You're not ready for another relationship. I hope you finding healing in therapy. Then, maybe, you might be.
Anonymous
Anonymous wrote:
Anonymous wrote:
Anonymous wrote:I left mine up for a few hours after catching him. I debated whether I should “test” him by sending him a match (to see if he’d bring it up). I left it on and open to his profile but then I decided to just confront him instead of “testing” him, which felt ridiculous. I have since deleted it. But my point to him was, I left mine up for several hrs and got tons of notifications. I feel there’s a slim chance he was unaware that his profile was on.
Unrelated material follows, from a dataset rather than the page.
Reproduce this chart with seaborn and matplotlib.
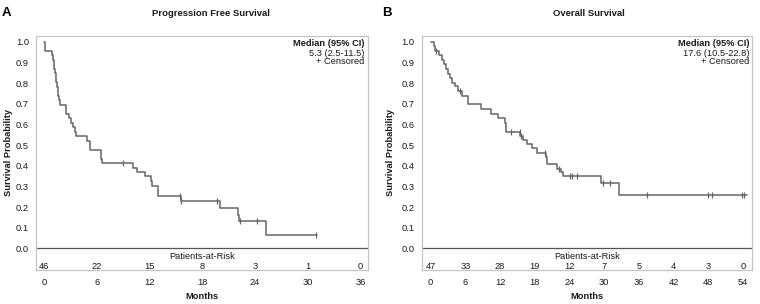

Immature and toxic both of you. Just be done with this guy and grow up


I understand why you are calling my behavior immature & toxic. But when I was married, I 100 percent trusted ex DH until he cheated. I never went thru his phone, email, etc. I feel like I can’t be that trusting ever again, which is why I was trying to see if my bf had an OLD profile. I only left my profile on after I found his to figure out what to do.

This is a complicated part of dating that I’m still trying to figure out — how do we draw these digital boundaries. Bf reached out again and he is swearing he left it on and forgot to delete, with no notifications that it was on. I feel so confused.

You are simply not ready for a relationship. That is reason enough to end things. You have children who should be your first priority. Anything which causes you pain, doubt and distraction is not good for you and it is bad for your kids. Scrub your OLD accounts, work on yourself and healing from your marriage and then try again.